■ **The task**: Transcribe the material verbatim in full; the pictures do not belong in the copy.

_ _ _ _

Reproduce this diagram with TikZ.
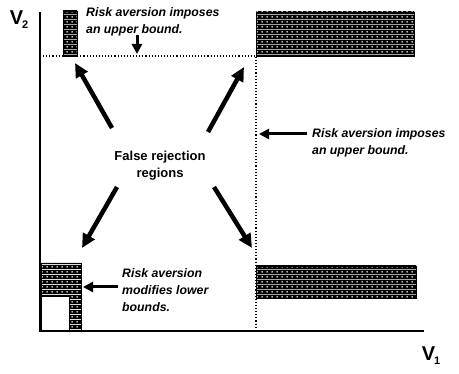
\documentclass[tikz,border=0pt]{standalone}
\usepackage{fontspec}
\setmainfont{Liberation Sans}
\usetikzlibrary{arrows.meta,patterns}

\pgfdeclarepatterninherentlycolored{speckle}
{\pgfpointorigin}{\pgfpoint{5pt}{5pt}}{\pgfpoint{5pt}{5pt}}
{
  \pgfsetfillcolor{black}
  \pgfpathrectangle{\pgfpointorigin}{\pgfpoint{5pt}{5pt}}
  \pgfusepath{fill}
  \pgfsetfillcolor{white}
  \pgfpathcircle{\pgfpoint{2.5pt}{2.5pt}}{1pt}
  \pgfusepath{fill}
}

\newcommand{\axlabel}[2]{{\fontsize{20}{20}\selectfont\bfseries #1\kern-1pt\raisebox{-4pt}{\fontsize{11}{11}\selectfont #2}}}

\begin{document}
\begin{tikzpicture}[x=1pt,y=-1pt,
        note/.style={align=left, inner sep=0pt, anchor=west,
            font=\fontsize{12.3}{17}\selectfont\bfseries\itshape},
        bigarrow/.style={line width=4.5pt, -{Triangle[length=14pt,width=13pt]}},
        pointer/.style={line width=3pt, -{Triangle[length=10pt,width=10pt]}},
        region/.style={draw=black, pattern=speckle}]
        \useasboundingbox (0,0) rectangle (459,374);

        % axes
        \coordinate (O) at (40,331);
        \draw[line width=1.5pt] (40,12) -- (O) -- (424,331);
        \node at (19,20) {\axlabel{V}{2}};
        \node at (431,356) {\axlabel{V}{1}};

        % bounds
        \coordinate (K) at (256,56);
        \draw[dotted, line width=1.1pt] (40,56) -- (K) -- (256,331);

        % hatched regions
        \fill[region] (63,11) rectangle (77,56);
        \fill[region] (256,12) rectangle (414,56);
        \fill[region] (256,266) rectangle (416,298);
        \fill[region] (41,263) -- (81,263) -- (81,331) -- (69,331)
            -- (69,296) -- (41,296) -- cycle;
        \draw[line width=1pt] (41,296) rectangle (69,331);

        % notes
        \node[note] (topnote) at (86,22) {Risk aversion imposes\\an upper bound.};
        \node[note] (rightnote) at (312,143) {Risk aversion imposes\\an upper bound.};
        \node[note] (lownote) at (122,290) {Risk aversion\\modifies lower\\bounds.};
        \node[align=center, inner sep=0pt, font=\fontsize{13}{17}\selectfont\bfseries]
            (false) at (160,166) {False rejection\\regions};

        \coordinate (T1) at (137,35);
        \coordinate (T2) at (137,54);
        \coordinate (R1) at (307,134);
        \coordinate (R2) at (259,134);
        \coordinate (L1) at (118,287);
        \coordinate (L2) at (83,287);
        \draw[pointer] (T1) -- (T2);
        \draw[pointer] (R1) -- (R2);
        \draw[pointer] (L1) -- (L2);

        % false rejection arrows
        \coordinate (A1) at (112,128);
        \coordinate (A2) at (75,63);
        \coordinate (B1) at (208,132);
        \coordinate (B2) at (244,67);
        \coordinate (C1) at (117,187);
        \coordinate (C2) at (82,248);
        \coordinate (D1) at (214,187);
        \coordinate (D2) at (252,248);
        \draw[bigarrow] (A1) -- (A2);
        \draw[bigarrow] (B1) -- (B2);
        \draw[bigarrow] (C1) -- (C2);
        \draw[bigarrow] (D1) -- (D2);

    \end{tikzpicture}
\end{document}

_ _ _ _

■ **Solution to this task**:
Reproduce this diagram with TikZ.
\documentclass[tikz,border=0pt]{standalone}
\usepackage{fontspec}
\setmainfont{Liberation Sans}
\usetikzlibrary{arrows.meta,patterns}

\pgfdeclarepatterninherentlycolored{speckle}
{\pgfpointorigin}{\pgfpoint{5pt}{5pt}}{\pgfpoint{5pt}{5pt}}
{
  \pgfsetfillcolor{black}
  \pgfpathrectangle{\pgfpointorigin}{\pgfpoint{5pt}{5pt}}
  \pgfusepath{fill}
  \pgfsetfillcolor{white}
  \pgfpathcircle{\pgfpoint{2.5pt}{2.5pt}}{1pt}
  \pgfusepath{fill}
}

\newcommand{\axlabel}[2]{{\fontsize{20}{20}\selectfont\bfseries #1\kern-1pt\raisebox{-4pt}{\fontsize{11}{11}\selectfont #2}}}

\begin{document}
\begin{tikzpicture}[x=1pt,y=-1pt,
        note/.style={align=left, inner sep=0pt, anchor=west,
            font=\fontsize{12.3}{17}\selectfont\bfseries\itshape},
        bigarrow/.style={line width=4.5pt, -{Triangle[length=14pt,width=13pt]}},
        pointer/.style={line width=3pt, -{Triangle[length=10pt,width=10pt]}},
        region/.style={draw=black, pattern=speckle}]
        \useasboundingbox (0,0) rectangle (459,374);

        % axes
        \coordinate (O) at (40,331);
        \draw[line width=1.5pt] (40,12) -- (O) -- (424,331);
        \node at (19,20) {\axlabel{V}{2}};
        \node at (431,356) {\axlabel{V}{1}};

        % bounds
        \coordinate (K) at (256,56);
        \draw[dotted, line width=1.1pt] (40,56) -- (K) -- (256,331);

        % hatched regions
        \fill[region] (63,11) rectangle (77,56);
        \fill[region] (256,12) rectangle (414,56);
        \fill[region] (256,266) rectangle (416,298);
        \fill[region] (41,263) -- (81,263) -- (81,331) -- (69,331)
            -- (69,296) -- (41,296) -- cycle;
        \draw[line width=1pt] (41,296) rectangle (69,331);

        % notes
        \node[note] (topnote) at (86,22) {Risk aversion imposes\\an upper bound.};
        \node[note] (rightnote) at (312,143) {Risk aversion imposes\\an upper bound.};
        \node[note] (lownote) at (122,290) {Risk aversion\\modifies lower\\bounds.};
        \node[align=center, inner sep=0pt, font=\fontsize{13}{17}\selectfont\bfseries]
            (false) at (160,166) {False rejection\\regions};

        \coordinate (T1) at (137,35);
        \coordinate (T2) at (137,54);
        \coordinate (R1) at (307,134);
        \coordinate (R2) at (259,134);
        \coordinate (L1) at (118,287);
        \coordinate (L2) at (83,287);
        \draw[pointer] (T1) -- (T2);
        \draw[pointer] (R1) -- (R2);
        \draw[pointer] (L1) -- (L2);

        % false rejection arrows
        \coordinate (A1) at (112,128);
        \coordinate (A2) at (75,63);
        \coordinate (B1) at (208,132);
        \coordinate (B2) at (244,67);
        \coordinate (C1) at (117,187);
        \coordinate (C2) at (82,248);
        \coordinate (D1) at (214,187);
        \coordinate (D2) at (252,248);
        \draw[bigarrow] (A1) -- (A2);
        \draw[bigarrow] (B1) -- (B2);
        \draw[bigarrow] (C1) -- (C2);
        \draw[bigarrow] (D1) -- (D2);

    \end{tikzpicture}
\end{document}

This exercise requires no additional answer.